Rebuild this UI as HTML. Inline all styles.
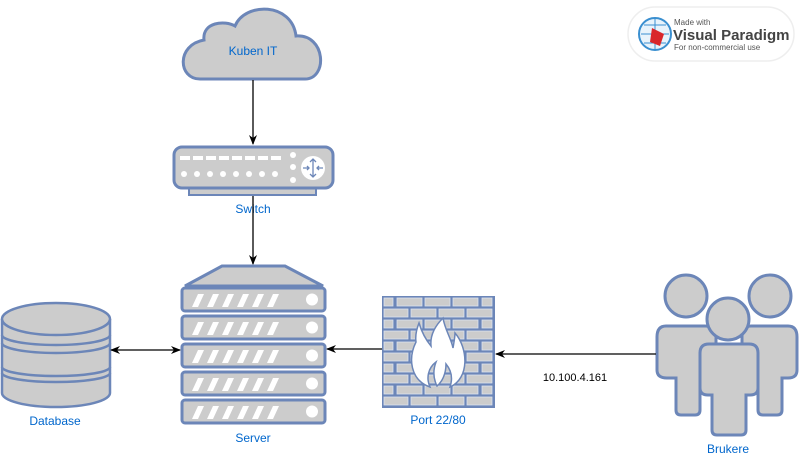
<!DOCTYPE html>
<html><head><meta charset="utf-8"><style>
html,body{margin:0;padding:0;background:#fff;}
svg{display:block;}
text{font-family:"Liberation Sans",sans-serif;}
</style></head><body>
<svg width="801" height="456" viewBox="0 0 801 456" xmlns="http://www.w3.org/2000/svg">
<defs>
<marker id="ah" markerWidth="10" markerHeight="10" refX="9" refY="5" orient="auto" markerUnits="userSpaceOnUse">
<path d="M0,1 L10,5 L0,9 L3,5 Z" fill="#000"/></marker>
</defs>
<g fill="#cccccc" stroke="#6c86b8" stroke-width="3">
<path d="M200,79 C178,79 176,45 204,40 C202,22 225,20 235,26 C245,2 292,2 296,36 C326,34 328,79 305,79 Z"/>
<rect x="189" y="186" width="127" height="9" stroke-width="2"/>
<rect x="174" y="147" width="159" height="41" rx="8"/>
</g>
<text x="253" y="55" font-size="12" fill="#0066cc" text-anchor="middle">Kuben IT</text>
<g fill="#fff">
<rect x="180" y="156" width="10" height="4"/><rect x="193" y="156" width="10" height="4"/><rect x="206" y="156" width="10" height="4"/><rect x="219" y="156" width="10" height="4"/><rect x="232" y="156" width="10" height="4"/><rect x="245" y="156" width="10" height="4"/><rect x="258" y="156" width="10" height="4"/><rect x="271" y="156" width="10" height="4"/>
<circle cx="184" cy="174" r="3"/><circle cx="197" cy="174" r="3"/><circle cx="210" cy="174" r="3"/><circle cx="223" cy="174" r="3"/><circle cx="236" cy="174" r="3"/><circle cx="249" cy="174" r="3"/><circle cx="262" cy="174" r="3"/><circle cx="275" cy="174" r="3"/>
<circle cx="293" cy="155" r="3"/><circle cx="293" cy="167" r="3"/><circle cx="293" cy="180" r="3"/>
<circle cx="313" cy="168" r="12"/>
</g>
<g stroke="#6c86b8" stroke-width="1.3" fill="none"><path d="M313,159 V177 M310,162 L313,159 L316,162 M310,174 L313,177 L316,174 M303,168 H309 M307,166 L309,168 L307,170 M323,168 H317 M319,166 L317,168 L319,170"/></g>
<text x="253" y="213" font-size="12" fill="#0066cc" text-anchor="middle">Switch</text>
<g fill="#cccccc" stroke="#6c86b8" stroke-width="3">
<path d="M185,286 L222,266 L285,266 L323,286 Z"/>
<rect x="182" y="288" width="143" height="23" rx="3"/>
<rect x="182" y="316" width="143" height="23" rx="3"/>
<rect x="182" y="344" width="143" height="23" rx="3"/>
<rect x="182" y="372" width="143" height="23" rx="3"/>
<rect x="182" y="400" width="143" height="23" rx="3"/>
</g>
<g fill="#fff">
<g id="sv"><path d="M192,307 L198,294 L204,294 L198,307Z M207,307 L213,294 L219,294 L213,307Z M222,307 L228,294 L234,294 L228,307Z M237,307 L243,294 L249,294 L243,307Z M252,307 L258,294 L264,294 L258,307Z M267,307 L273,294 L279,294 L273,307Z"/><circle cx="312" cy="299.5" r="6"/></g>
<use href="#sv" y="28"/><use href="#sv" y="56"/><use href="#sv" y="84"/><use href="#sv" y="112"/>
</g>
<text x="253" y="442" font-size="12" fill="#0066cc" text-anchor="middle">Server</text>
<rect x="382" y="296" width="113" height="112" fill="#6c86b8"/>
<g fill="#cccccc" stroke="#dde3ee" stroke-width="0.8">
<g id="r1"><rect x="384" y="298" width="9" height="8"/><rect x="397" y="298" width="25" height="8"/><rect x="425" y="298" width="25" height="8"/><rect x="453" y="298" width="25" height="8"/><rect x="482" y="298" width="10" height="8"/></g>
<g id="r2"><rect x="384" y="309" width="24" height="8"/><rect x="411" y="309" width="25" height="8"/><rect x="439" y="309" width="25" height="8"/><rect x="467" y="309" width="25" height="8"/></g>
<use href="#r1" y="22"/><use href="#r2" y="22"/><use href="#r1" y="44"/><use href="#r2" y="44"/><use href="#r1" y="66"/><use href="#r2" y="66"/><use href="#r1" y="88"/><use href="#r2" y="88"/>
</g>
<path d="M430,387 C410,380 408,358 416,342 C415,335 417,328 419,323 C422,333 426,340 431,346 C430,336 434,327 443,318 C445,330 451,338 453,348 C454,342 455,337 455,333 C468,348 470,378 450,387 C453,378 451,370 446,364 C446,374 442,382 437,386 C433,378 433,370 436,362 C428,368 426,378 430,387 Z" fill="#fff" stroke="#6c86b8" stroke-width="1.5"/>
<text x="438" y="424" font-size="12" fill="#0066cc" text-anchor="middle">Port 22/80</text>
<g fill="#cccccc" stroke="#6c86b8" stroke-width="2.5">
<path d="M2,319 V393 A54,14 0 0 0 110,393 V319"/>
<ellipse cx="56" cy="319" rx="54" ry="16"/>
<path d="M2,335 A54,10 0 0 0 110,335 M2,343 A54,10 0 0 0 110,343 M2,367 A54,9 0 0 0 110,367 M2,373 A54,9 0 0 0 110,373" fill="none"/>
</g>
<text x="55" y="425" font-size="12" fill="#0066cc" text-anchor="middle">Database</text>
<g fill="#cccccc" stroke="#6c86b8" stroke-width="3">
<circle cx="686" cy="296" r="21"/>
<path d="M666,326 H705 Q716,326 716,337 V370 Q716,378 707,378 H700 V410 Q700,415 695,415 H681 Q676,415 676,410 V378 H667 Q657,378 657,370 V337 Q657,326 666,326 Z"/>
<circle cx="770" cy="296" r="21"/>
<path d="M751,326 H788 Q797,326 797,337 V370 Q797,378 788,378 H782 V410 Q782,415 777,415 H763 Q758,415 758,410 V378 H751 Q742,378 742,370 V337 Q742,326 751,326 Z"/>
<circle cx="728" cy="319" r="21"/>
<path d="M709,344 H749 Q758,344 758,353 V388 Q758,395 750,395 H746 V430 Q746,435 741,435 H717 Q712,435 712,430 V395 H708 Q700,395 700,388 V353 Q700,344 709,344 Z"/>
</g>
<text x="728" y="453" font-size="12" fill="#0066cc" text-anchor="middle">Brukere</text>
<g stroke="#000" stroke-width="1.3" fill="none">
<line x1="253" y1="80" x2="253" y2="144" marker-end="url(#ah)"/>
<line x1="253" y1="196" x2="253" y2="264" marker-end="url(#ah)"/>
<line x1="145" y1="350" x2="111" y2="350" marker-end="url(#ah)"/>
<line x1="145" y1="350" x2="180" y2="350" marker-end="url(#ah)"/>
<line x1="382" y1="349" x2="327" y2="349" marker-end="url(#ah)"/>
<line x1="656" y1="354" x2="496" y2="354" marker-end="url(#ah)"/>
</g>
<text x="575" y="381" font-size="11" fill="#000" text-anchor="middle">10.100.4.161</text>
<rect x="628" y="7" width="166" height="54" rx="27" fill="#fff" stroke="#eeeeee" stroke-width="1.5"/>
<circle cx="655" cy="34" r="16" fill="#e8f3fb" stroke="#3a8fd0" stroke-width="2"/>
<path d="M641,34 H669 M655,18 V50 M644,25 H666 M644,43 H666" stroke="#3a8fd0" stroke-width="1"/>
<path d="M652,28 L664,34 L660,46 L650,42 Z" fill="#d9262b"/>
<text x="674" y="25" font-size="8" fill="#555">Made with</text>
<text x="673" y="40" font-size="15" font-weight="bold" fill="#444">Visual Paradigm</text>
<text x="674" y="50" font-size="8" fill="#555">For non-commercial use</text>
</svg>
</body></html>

TASK REQUIREMENTS: Restate the full listing verbatim and drop every picture.

FINISHED TASK:
Rebuild this UI as HTML. Inline all styles.
<!DOCTYPE html>
<html><head><meta charset="utf-8"><style>
html,body{margin:0;padding:0;background:#fff;}
svg{display:block;}
text{font-family:"Liberation Sans",sans-serif;}
</style></head><body>
<svg width="801" height="456" viewBox="0 0 801 456" xmlns="http://www.w3.org/2000/svg">
<defs>
<marker id="ah" markerWidth="10" markerHeight="10" refX="9" refY="5" orient="auto" markerUnits="userSpaceOnUse">
<path d="M0,1 L10,5 L0,9 L3,5 Z" fill="#000"/></marker>
</defs>
<g fill="#cccccc" stroke="#6c86b8" stroke-width="3">
<path d="M200,79 C178,79 176,45 204,40 C202,22 225,20 235,26 C245,2 292,2 296,36 C326,34 328,79 305,79 Z"/>
<rect x="189" y="186" width="127" height="9" stroke-width="2"/>
<rect x="174" y="147" width="159" height="41" rx="8"/>
</g>
<text x="253" y="55" font-size="12" fill="#0066cc" text-anchor="middle">Kuben IT</text>
<g fill="#fff">
<rect x="180" y="156" width="10" height="4"/><rect x="193" y="156" width="10" height="4"/><rect x="206" y="156" width="10" height="4"/><rect x="219" y="156" width="10" height="4"/><rect x="232" y="156" width="10" height="4"/><rect x="245" y="156" width="10" height="4"/><rect x="258" y="156" width="10" height="4"/><rect x="271" y="156" width="10" height="4"/>
<circle cx="184" cy="174" r="3"/><circle cx="197" cy="174" r="3"/><circle cx="210" cy="174" r="3"/><circle cx="223" cy="174" r="3"/><circle cx="236" cy="174" r="3"/><circle cx="249" cy="174" r="3"/><circle cx="262" cy="174" r="3"/><circle cx="275" cy="174" r="3"/>
<circle cx="293" cy="155" r="3"/><circle cx="293" cy="167" r="3"/><circle cx="293" cy="180" r="3"/>
<circle cx="313" cy="168" r="12"/>
</g>
<g stroke="#6c86b8" stroke-width="1.3" fill="none"><path d="M313,159 V177 M310,162 L313,159 L316,162 M310,174 L313,177 L316,174 M303,168 H309 M307,166 L309,168 L307,170 M323,168 H317 M319,166 L317,168 L319,170"/></g>
<text x="253" y="213" font-size="12" fill="#0066cc" text-anchor="middle">Switch</text>
<g fill="#cccccc" stroke="#6c86b8" stroke-width="3">
<path d="M185,286 L222,266 L285,266 L323,286 Z"/>
<rect x="182" y="288" width="143" height="23" rx="3"/>
<rect x="182" y="316" width="143" height="23" rx="3"/>
<rect x="182" y="344" width="143" height="23" rx="3"/>
<rect x="182" y="372" width="143" height="23" rx="3"/>
<rect x="182" y="400" width="143" height="23" rx="3"/>
</g>
<g fill="#fff">
<g id="sv"><path d="M192,307 L198,294 L204,294 L198,307Z M207,307 L213,294 L219,294 L213,307Z M222,307 L228,294 L234,294 L228,307Z M237,307 L243,294 L249,294 L243,307Z M252,307 L258,294 L264,294 L258,307Z M267,307 L273,294 L279,294 L273,307Z"/><circle cx="312" cy="299.5" r="6"/></g>
<use href="#sv" y="28"/><use href="#sv" y="56"/><use href="#sv" y="84"/><use href="#sv" y="112"/>
</g>
<text x="253" y="442" font-size="12" fill="#0066cc" text-anchor="middle">Server</text>
<rect x="382" y="296" width="113" height="112" fill="#6c86b8"/>
<g fill="#cccccc" stroke="#dde3ee" stroke-width="0.8">
<g id="r1"><rect x="384" y="298" width="9" height="8"/><rect x="397" y="298" width="25" height="8"/><rect x="425" y="298" width="25" height="8"/><rect x="453" y="298" width="25" height="8"/><rect x="482" y="298" width="10" height="8"/></g>
<g id="r2"><rect x="384" y="309" width="24" height="8"/><rect x="411" y="309" width="25" height="8"/><rect x="439" y="309" width="25" height="8"/><rect x="467" y="309" width="25" height="8"/></g>
<use href="#r1" y="22"/><use href="#r2" y="22"/><use href="#r1" y="44"/><use href="#r2" y="44"/><use href="#r1" y="66"/><use href="#r2" y="66"/><use href="#r1" y="88"/><use href="#r2" y="88"/>
</g>
<path d="M430,387 C410,380 408,358 416,342 C415,335 417,328 419,323 C422,333 426,340 431,346 C430,336 434,327 443,318 C445,330 451,338 453,348 C454,342 455,337 455,333 C468,348 470,378 450,387 C453,378 451,370 446,364 C446,374 442,382 437,386 C433,378 433,370 436,362 C428,368 426,378 430,387 Z" fill="#fff" stroke="#6c86b8" stroke-width="1.5"/>
<text x="438" y="424" font-size="12" fill="#0066cc" text-anchor="middle">Port 22/80</text>
<g fill="#cccccc" stroke="#6c86b8" stroke-width="2.5">
<path d="M2,319 V393 A54,14 0 0 0 110,393 V319"/>
<ellipse cx="56" cy="319" rx="54" ry="16"/>
<path d="M2,335 A54,10 0 0 0 110,335 M2,343 A54,10 0 0 0 110,343 M2,367 A54,9 0 0 0 110,367 M2,373 A54,9 0 0 0 110,373" fill="none"/>
</g>
<text x="55" y="425" font-size="12" fill="#0066cc" text-anchor="middle">Database</text>
<g fill="#cccccc" stroke="#6c86b8" stroke-width="3">
<circle cx="686" cy="296" r="21"/>
<path d="M666,326 H705 Q716,326 716,337 V370 Q716,378 707,378 H700 V410 Q700,415 695,415 H681 Q676,415 676,410 V378 H667 Q657,378 657,370 V337 Q657,326 666,326 Z"/>
<circle cx="770" cy="296" r="21"/>
<path d="M751,326 H788 Q797,326 797,337 V370 Q797,378 788,378 H782 V410 Q782,415 777,415 H763 Q758,415 758,410 V378 H751 Q742,378 742,370 V337 Q742,326 751,326 Z"/>
<circle cx="728" cy="319" r="21"/>
<path d="M709,344 H749 Q758,344 758,353 V388 Q758,395 750,395 H746 V430 Q746,435 741,435 H717 Q712,435 712,430 V395 H708 Q700,395 700,388 V353 Q700,344 709,344 Z"/>
</g>
<text x="728" y="453" font-size="12" fill="#0066cc" text-anchor="middle">Brukere</text>
<g stroke="#000" stroke-width="1.3" fill="none">
<line x1="253" y1="80" x2="253" y2="144" marker-end="url(#ah)"/>
<line x1="253" y1="196" x2="253" y2="264" marker-end="url(#ah)"/>
<line x1="145" y1="350" x2="111" y2="350" marker-end="url(#ah)"/>
<line x1="145" y1="350" x2="180" y2="350" marker-end="url(#ah)"/>
<line x1="382" y1="349" x2="327" y2="349" marker-end="url(#ah)"/>
<line x1="656" y1="354" x2="496" y2="354" marker-end="url(#ah)"/>
</g>
<text x="575" y="381" font-size="11" fill="#000" text-anchor="middle">10.100.4.161</text>
<rect x="628" y="7" width="166" height="54" rx="27" fill="#fff" stroke="#eeeeee" stroke-width="1.5"/>
<circle cx="655" cy="34" r="16" fill="#e8f3fb" stroke="#3a8fd0" stroke-width="2"/>
<path d="M641,34 H669 M655,18 V50 M644,25 H666 M644,43 H666" stroke="#3a8fd0" stroke-width="1"/>
<path d="M652,28 L664,34 L660,46 L650,42 Z" fill="#d9262b"/>
<text x="674" y="25" font-size="8" fill="#555">Made with</text>
<text x="673" y="40" font-size="15" font-weight="bold" fill="#444">Visual Paradigm</text>
<text x="674" y="50" font-size="8" fill="#555">For non-commercial use</text>
</svg>
</body></html>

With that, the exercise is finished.